A Review of Common Reasons and Resolutions for Open Item Issues
This post is for small businesses that are vetting new accounting software systems. We hope you find it useful.
If all invoices and payments exactly matched, a “clean” A/R statement would always be available. But partial payments, mistaken applications of cash, and double payments are all part of the everyday AR scene.
These loose ends lead to apparently open items that are not meaningful from a business point of view as they represent minor mistakes and simply need cleaning up.
Here are some types of mismatches:
1. A partial pay because some of the line items are disputed.
2. The check amount has interchanged digits (typically in the pennies column. For example, 1.89 instead of 1.98.) These amounts would usually be simply written off since they are non-material.
3. Misapplications where a payment is applied to the wrong invoice.

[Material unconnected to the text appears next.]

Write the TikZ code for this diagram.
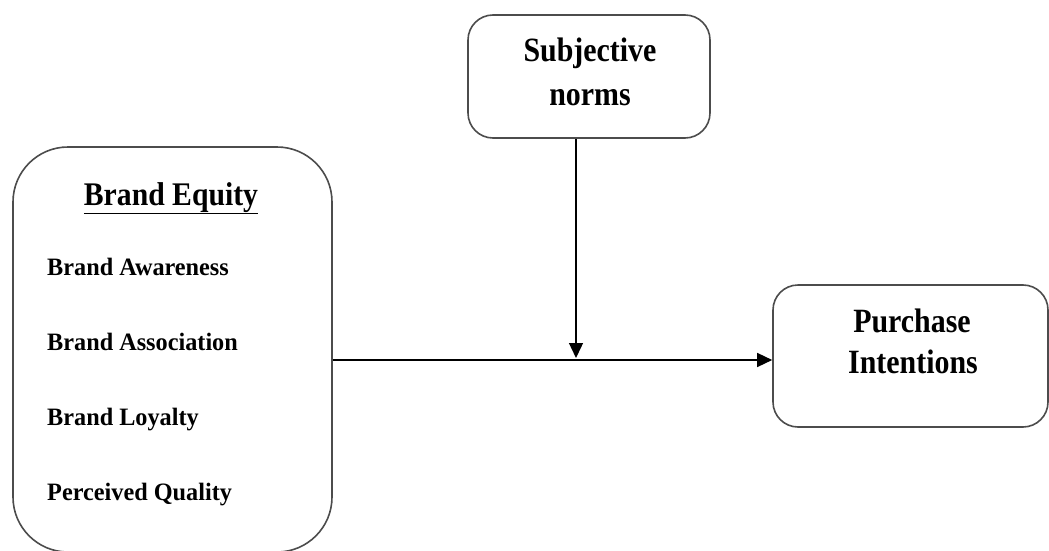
\documentclass[tikz,border=0pt]{standalone}
\usepackage{fontspec}
\setmainfont{Liberation Serif}
\usetikzlibrary{arrows.meta}
\newcommand{\nt}[1]{\scalebox{0.88}[1]{#1}}
\begin{document}
\begin{tikzpicture}[x=1pt,y=-1pt,
  box/.style={draw=black!70, line width=1.6pt, fill=none, inner sep=0pt},
  lbl/.style={inner sep=0pt, font=\bfseries, anchor=base},
  item/.style={inner sep=0pt, font=\bfseries\fontsize{25}{30}\selectfont, anchor=base west},
  conn/.style={draw=black, line width=1.4pt, -{Triangle[length=15pt,width=14pt]}}]
\useasboundingbox (0,0) rectangle (1049,551);
% boxes
\node[box, rounded corners=55pt, minimum width=319pt, minimum height=405pt] (BE) at (172.5,349.5) {};
\node[box, rounded corners=25pt, minimum width=242pt, minimum height=123pt] (SN) at (589,76.5) {};
\node[box, rounded corners=25pt, minimum width=275pt, minimum height=142pt] (PI) at (910.5,356) {};
% texts
\node[lbl, font=\bfseries\fontsize{33}{38}\selectfont] (BEt) at (171,205) {\scalebox{0.9}[1]{\underline{Brand Equity}}};
\node[item] (i1) at (47,275) {\scalebox{0.97}[1]{Brand Awareness}};
\node[item] (i2) at (47,350) {\scalebox{0.97}[1]{Brand Association}};
\node[item] (i3) at (47,425) {\scalebox{0.97}[1]{Brand Loyalty}};
\node[item] (i4) at (47,500) {\scalebox{0.97}[1]{Perceived Quality}};
\node[lbl, font=\bfseries\fontsize{34}{40}\selectfont] (SN1) at (590,62) {\nt{Subjective}};
\node[lbl, font=\bfseries\fontsize{34}{40}\selectfont] (SN2) at (590,105) {\nt{norms}};
\node[lbl, font=\bfseries\fontsize{34}{40}\selectfont] (PI1) at (912,332) {\nt{Purchase}};
\node[lbl, font=\bfseries\fontsize{34}{40}\selectfont] (PI2) at (913,373) {\nt{Intentions}};
% connectors
\coordinate (J) at (576,358);
\coordinate (H) at (576,360);
\draw[conn] (BE.east |- H) -- (PI.west |- H);
\draw[conn] (SN.south -| J) -- (J);
\end{tikzpicture}
\end{document}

4. An accidental partial pay arises because the full invoice amount is not used and the tax or freight is (accidentally?) left off. A similar situation arises when a client misreads the invoice amount and overpays an invoice.
5. A check is received to cover 10 invoices but the amount only covers 8 or 9.

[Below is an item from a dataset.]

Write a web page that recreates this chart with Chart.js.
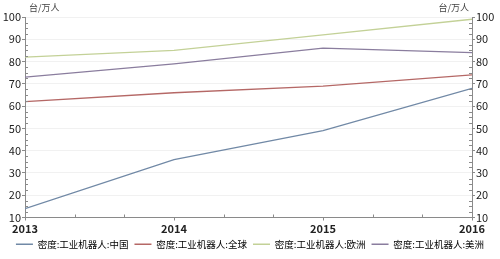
<!DOCTYPE html>
<html>
<head>
<meta charset="utf-8">
<script src="https://cdn.jsdelivr.net/npm/chart.js@4/dist/chart.umd.min.js"></script>
<style>
  html, body { margin: 0; padding: 0; background: #fff; }
  #wrap { width: 500px; height: 259px; }
</style>
</head>
<body>
<div id="wrap"><canvas id="c" width="500" height="259"></canvas></div>
<script>
// data
const years = [2013, 2014, 2015, 2016];
const china = [14, 36, 49, 68];
const world = [62, 66, 69, 74];
const europe = [82, 85, 92, 99];
const america = [73, 79, 86, 84];
const seriesNames = ['密度:工业机器人:中国', '密度:工业机器人:全球', '密度:工业机器人:欧洲', '密度:工业机器人:美洲'];
const unitLabel = '台/万人';

const FONT = "'Noto Sans CJK SC', 'Noto Sans', sans-serif";
const AXIS = '#8a8a8a';

function pts(vals) {
  return years.map((y, i) => ({ x: y, y: vals[i] }));
}

// small inside ticks + unit labels
const extras = {
  id: 'extras',
  afterDraw(chart) {
    const ctx = chart.ctx;
    const x = chart.scales.x, y = chart.scales.y;
    const a = chart.chartArea;
    ctx.save();
    ctx.strokeStyle = AXIS;
    ctx.lineWidth = 1;
    ctx.beginPath();
    for (let v = 10; v <= 100; v += 2.5) {
      if (v % 10 === 0) continue;
      const py = Math.round(y.getPixelForValue(v)) + 0.5;
      ctx.moveTo(a.left, py); ctx.lineTo(a.left + 3, py);
      ctx.moveTo(a.right, py); ctx.lineTo(a.right - 3, py);
    }
    for (let i = 0; i < years.length - 1; i++) {
      for (let k = 1; k < 3; k++) {
        const px = Math.round(x.getPixelForValue(years[i] + k / 3)) + 0.5;
        ctx.moveTo(px, a.bottom); ctx.lineTo(px, a.bottom - 3);
      }
    }
    ctx.stroke();
    ctx.fillStyle = '#444';
    ctx.font = '9px ' + FONT;
    ctx.textBaseline = 'middle';
    ctx.textAlign = 'left';
    ctx.fillText(unitLabel, a.left + 4, 8);
    ctx.textAlign = 'right';
    ctx.fillText(unitLabel, a.right - 3, 8);
    ctx.restore();
  }
};

const colors = ['#7189a6', '#b56866', '#c3d197', '#8a7d9e'];
const all = [china, world, europe, america];

new Chart(document.getElementById('c'), {
  type: 'line',
  data: {
    datasets: all.map((vals, i) => ({
      label: seriesNames[i],
      data: pts(vals),
      borderColor: colors[i],
      backgroundColor: colors[i],
      borderWidth: 1.3,
      pointRadius: 0,
      tension: 0,
      yAxisID: 'y'
    }))
  },
  options: {
    responsive: false,
    animation: false,
    layout: { padding: { top: 17, left: 0, right: 0, bottom: 0 } },
    plugins: {
      legend: {
        position: 'bottom',
        labels: {
          font: { family: FONT, size: 9.5 },
          color: '#333',
          boxWidth: 17,
          boxHeight: 0,
          padding: 6,
          generateLabels(chart) {
            return chart.data.datasets.map((d, i) => ({
              text: d.label,
              strokeStyle: d.borderColor,
              fillStyle: d.borderColor,
              lineWidth: 1.3,
              datasetIndex: i
            }));
          }
        }
      },
      tooltip: { enabled: false }
    },
    scales: {
      x: {
        type: 'linear',
        min: 2013,
        max: 2016,
        afterFit(s) { s.height = 16; },
        ticks: {
          stepSize: 1,
          color: '#222',
          font: { family: FONT, size: 11, weight: 'bold' },
          padding: 2,
          maxRotation: 0,
          callback: v => Number.isInteger(v) ? String(v) : ''
        },
        grid: { drawOnChartArea: false, tickLength: 3, color: AXIS },
        border: { color: AXIS }
      },
      y: {
        position: 'left',
        min: 10,
        max: 100,
        afterFit(s) { s.width = 25; },
        ticks: { stepSize: 10, color: '#222', font: { family: FONT, size: 11 }, padding: 1 },
        grid: { color: '#f1f1f1', tickColor: AXIS, tickLength: 3 },
        border: { color: AXIS }
      },
      y2: {
        position: 'right',
        min: 10,
        max: 100,
        afterFit(s) { s.width = 28; },
        ticks: { stepSize: 10, color: '#222', font: { family: FONT, size: 11 }, padding: 1 },
        grid: { drawOnChartArea: false, tickColor: AXIS, tickLength: 3 },
        border: { color: AXIS }
      }
    }
  },
  plugins: [extras]
});
</script>
</body>
</html>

6. The client double pays an invoice so there is money “left over”.
Taking these one at a time:
1. Once the disputed issues are resolved, the line items or line item amounts will need to be paid by the customer or credited by yourself. The former will involve receiving a second payment and applying it to the outstanding amount on the invoice.
The latter will involve issuing a credit against that invoice. If an invoice document is needed for the client, and a credit memo can be issued through AR, Order Entry, Point of Sale or Customer Orders (depending on your application set) that step will produce paper to be sent to the client. If the credit is only needed internally then a Miscellaneous Charge can be issued. In both cases the credit will be “applied to” the original invoice to reduce the net AR outstanding.
Of course, a mix of payments and credits can be used to settle these kinds of issues as well.
2. In cases where the discrepancy between invoice and payment involves non-material amounts, it is likely that these can most easily be handled by applying an allowance when the cash is processed at the time the discrepancy is noticed. An Allowance lets you reduce the Accounts Receivable amount by dollars that are not in the check. Obviously legitimate early payment allowances are included in this general category. But whether they are legitimate or not, the discrepancy between check and A/R amount can be made up by assigning it to the allowance field in Cash Application and then distributing that resulting allowance amount to an appropriate GL account. Doing this will clear the AR amount and remove it from the AR Aging and AR View.
If the discrepancy is only discovered after the cash has been posted then a Miscellaneous Charge credit is probably the way to fix this.
3. For the cases where a payment is misapplied, the apply-to number that is stored with the payment can be changed in the AR/Open items/Change apply-to function. By changing the apply-to number assigned to the payment entry, the payment will in effect be moved from the wrong invoice number to the right one.
4. In the cases of partial pays or over-pays, a determination clearly has to be made: “is this worth pursuing?” In most cases, this type of circumstance warrants at least a call to the customer. In the case where it is agreed that it is not worth pursuing, a credit (partial pay) or a debit (over-pay) can be issued. (The credit should probably hit the revenue account of the original line item being credited and the debit will probably want to hit a Miscellaneous Sales account. Since these kinds of situations are typically what can be called “accounting” issues, they are internal and no client-facing paper needs to be issued unless requested. Entries into Miscellaneous Charges will handle both of these.
Resolving Open Items in PBS™
The above cases (1-4) involve a check that relates to one or more identifiable invoices so whether or not the dollars match, the check can be applied to these invoices.
However, if the client double pays an invoice, it does not really make sense to apply both checks to the same invoice because at some point later you will have to fix this up. After a conversation with the customer, most often the easiest thing to do is to post this “extra” check as “cash on account”.
In PBS this is defined as being a payment that has no apply-to number assigned – the apply-to is blank.
The same can be said also for credits that were created because of an error in processing an invoice but the client went ahead and paid the full invoice amount.
The credit can be entered and put “on account” and “stored” for later use in clearing partial pays and other longer standing open items or, the client may themselves take the credit as part of the payment for a subsequent invoice.